Pussy Riot has returned with a new song and accompanying video, "Refugees In," which addresses the current European refugee crisis. The Russian punk activist art collective has dedicated the politically-charged song to displaced refugees arriving in Europe from Syria, Afganistan, Sudan and other war-torn countries in the region, Rolling Stone reports. The video was filmed inside Banksy's Dismaland, the artist's dystopian "Bemusement Park" that was set up on the oceanfront in the UK for about a month earlier this fall.

The new video was created with help from director Ralf Schmerberg as well as music producers BretonLABS and Ten Ven. Musically, it is an eerie electronica track with a fierce, mosh pit-inspiring thrash crossover beat. Backed by the occasional sampling of a large chanting crowd presumably marching in solidarity, the punkers sing-speak most of the song in the creepy fashion of an old nursery rhyme.

The lyrics leave no room for misinterpretation: "Cage me in cage me out/ Refugees in, Nazis out/ Governments here should feel the shame/ F*cking liars, you're to blame/ You're to blame." To further elucidate the band's stance on the issue of refugees and migration, Billboard points to a recent op-ed Pussy Riot member Nadia Tolokonnikova penned for The Guardian in which she states "we face a new challenge, a new injustice to fight: the refugee crisis, which has become the defining issue of our generation."

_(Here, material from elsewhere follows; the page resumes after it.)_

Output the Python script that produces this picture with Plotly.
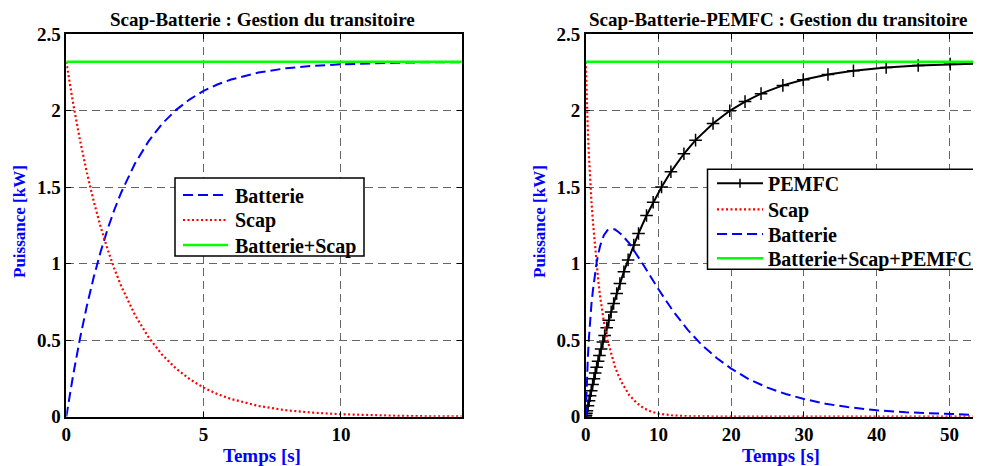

The video comes with a statement from the group that explains why the European refugee crisis is "not a question of politics or nationality, but of saving human lives." In the statement the collective explains the refugee crisis in layman's terms, reminding fans that "750,000 refugees have arrived in Europe so far in 2015. Many more are coming. They are mostly escaping from war or persecution in Syria, Afghanistan, Eritrea, Iraq, Sudan. Thousands are dying on the way. In the UK refugees cannot apply for asylum from outside the country - so they are forced to travel there illegally." They point out that the problem isn't the global population but instead the regulations and policies of different governments. They pose the ever-relevant question "Why can't we live in a truly global world, not one with one with locked borders, razor wires and refugee camps?"